6th Circuit affirms dismissal of FACTA credit card receipt suit

Courts Appellate Sixth Circuit FACTA Credit Cards Class Action Standing Privacy/Cyber Risk & Data Security Consumer Finance

Courts

On May 11, the U.S. Court of Appeals for the Sixth Circuit affirmed dismissal of a putative class action for lack of subject matter jurisdiction, holding that while a merchant technically violated the Fair and Accurate Credit Transactions Act (FACTA) by including 10 credit card digits on a customer’s receipt, the customer failed to allege any concrete harm sufficient to establish standing. According to the opinion, the named plaintiff filed a class action against the merchant alleging the first six and last four digits of her credit card number were printed on her receipt—a violation of FACTA’s truncation requirement, which only permits the last five digits to be printed on a receipt. The plaintiff argued that this presented “a significant risk of the exact harm that Congress intended to prevent—the display of card information that could be exploited by an identity thief,” and further claimed she did not need to allege any harm beyond the violation of the statute to establish standing. The district court disagreed, ruling that the plaintiff “lacked standing because she alleged merely a threat of future harm that was not certainly impending” and that the merchant’s technical violation demonstrated no material risk of identity theft.

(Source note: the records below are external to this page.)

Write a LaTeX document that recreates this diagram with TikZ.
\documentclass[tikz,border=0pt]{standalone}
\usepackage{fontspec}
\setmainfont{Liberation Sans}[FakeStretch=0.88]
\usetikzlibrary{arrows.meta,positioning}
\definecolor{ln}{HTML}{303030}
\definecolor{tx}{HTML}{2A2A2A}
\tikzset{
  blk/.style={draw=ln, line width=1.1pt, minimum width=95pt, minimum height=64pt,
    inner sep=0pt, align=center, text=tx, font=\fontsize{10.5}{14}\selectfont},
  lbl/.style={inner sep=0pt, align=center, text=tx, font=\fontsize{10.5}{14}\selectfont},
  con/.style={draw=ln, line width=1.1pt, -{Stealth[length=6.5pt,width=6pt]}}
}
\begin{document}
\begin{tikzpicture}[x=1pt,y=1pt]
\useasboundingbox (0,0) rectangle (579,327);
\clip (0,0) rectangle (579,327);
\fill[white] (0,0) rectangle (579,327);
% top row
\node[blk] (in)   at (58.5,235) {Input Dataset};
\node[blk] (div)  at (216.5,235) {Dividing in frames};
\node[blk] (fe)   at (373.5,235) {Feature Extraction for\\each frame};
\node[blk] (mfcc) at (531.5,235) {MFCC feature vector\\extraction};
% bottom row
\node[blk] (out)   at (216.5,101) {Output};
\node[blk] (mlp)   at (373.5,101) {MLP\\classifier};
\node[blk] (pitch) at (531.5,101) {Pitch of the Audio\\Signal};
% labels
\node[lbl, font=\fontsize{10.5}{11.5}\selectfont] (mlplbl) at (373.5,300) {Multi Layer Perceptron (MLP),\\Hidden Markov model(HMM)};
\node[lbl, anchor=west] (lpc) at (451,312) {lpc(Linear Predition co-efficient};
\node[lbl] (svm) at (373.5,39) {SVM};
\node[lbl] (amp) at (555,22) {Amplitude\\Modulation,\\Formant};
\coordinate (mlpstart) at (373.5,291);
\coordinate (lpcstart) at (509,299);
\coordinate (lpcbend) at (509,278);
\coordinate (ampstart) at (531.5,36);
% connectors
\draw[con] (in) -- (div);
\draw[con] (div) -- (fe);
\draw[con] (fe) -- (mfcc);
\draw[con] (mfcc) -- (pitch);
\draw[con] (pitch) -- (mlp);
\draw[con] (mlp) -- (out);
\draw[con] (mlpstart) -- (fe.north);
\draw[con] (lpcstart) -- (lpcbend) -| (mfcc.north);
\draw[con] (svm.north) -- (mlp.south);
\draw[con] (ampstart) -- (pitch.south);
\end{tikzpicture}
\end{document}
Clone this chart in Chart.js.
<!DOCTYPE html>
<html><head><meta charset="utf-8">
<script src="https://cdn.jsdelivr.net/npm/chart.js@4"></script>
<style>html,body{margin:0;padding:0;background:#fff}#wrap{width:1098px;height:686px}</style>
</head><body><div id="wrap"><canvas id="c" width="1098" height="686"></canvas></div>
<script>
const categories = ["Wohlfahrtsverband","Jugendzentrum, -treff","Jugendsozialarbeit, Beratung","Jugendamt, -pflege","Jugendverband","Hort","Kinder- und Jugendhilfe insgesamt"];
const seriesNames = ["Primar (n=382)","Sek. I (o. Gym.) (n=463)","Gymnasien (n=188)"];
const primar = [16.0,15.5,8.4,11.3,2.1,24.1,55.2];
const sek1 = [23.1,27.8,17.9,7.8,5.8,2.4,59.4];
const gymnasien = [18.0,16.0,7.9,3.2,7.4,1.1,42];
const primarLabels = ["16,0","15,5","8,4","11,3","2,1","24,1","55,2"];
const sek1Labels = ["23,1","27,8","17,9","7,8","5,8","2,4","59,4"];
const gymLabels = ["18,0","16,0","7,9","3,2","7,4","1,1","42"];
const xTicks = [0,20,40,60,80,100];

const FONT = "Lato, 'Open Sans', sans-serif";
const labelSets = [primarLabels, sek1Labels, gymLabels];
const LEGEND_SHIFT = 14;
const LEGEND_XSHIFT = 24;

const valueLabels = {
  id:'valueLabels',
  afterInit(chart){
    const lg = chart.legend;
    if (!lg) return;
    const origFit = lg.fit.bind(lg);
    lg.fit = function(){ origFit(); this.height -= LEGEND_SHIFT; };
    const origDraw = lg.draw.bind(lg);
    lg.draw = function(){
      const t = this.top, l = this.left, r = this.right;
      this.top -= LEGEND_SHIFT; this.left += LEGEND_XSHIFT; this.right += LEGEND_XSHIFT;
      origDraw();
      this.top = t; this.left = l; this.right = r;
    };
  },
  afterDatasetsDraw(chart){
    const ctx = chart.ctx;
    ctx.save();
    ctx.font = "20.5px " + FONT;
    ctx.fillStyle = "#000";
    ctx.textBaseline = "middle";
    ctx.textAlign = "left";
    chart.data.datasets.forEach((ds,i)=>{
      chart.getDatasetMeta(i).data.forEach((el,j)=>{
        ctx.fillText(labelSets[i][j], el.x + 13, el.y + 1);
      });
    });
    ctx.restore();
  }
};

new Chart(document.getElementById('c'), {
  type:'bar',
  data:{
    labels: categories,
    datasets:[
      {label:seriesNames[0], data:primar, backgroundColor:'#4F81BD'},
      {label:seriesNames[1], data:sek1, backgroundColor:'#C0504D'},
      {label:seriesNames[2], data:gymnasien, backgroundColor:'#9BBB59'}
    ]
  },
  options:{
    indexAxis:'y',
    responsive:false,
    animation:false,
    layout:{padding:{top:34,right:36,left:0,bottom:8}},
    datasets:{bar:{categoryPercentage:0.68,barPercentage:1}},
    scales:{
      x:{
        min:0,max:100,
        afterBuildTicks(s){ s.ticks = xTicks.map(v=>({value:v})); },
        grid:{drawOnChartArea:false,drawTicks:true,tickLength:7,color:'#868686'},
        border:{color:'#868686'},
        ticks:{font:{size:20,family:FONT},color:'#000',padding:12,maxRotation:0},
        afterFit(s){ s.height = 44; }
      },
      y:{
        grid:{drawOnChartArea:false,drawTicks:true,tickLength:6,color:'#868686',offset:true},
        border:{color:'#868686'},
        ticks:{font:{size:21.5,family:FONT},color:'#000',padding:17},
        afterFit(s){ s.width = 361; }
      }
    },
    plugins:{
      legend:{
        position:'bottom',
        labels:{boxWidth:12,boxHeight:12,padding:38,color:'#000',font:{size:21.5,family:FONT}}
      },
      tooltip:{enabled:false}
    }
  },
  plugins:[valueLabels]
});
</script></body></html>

In agreeing with the district court, the 6th Circuit concluded that a “violation of the statute does not automatically create a concrete injury of increased risk of real harm even if Congress designed it so.” Moreover, the appellate court reasoned that the “factual allegations in this complaint do not establish an increased risk of identity theft either because they do not show how, even if [p]laintiff’s receipt fell into the wrong hands, criminals would have a gateway to consumers’ personal and financial data.” The appellate court further concluded, “statutory-injury-for-injury’s sake does not satisfy Article III’s injury in fact requirement” and the court must exercise its constitutional duty to ensure a plaintiff has standing.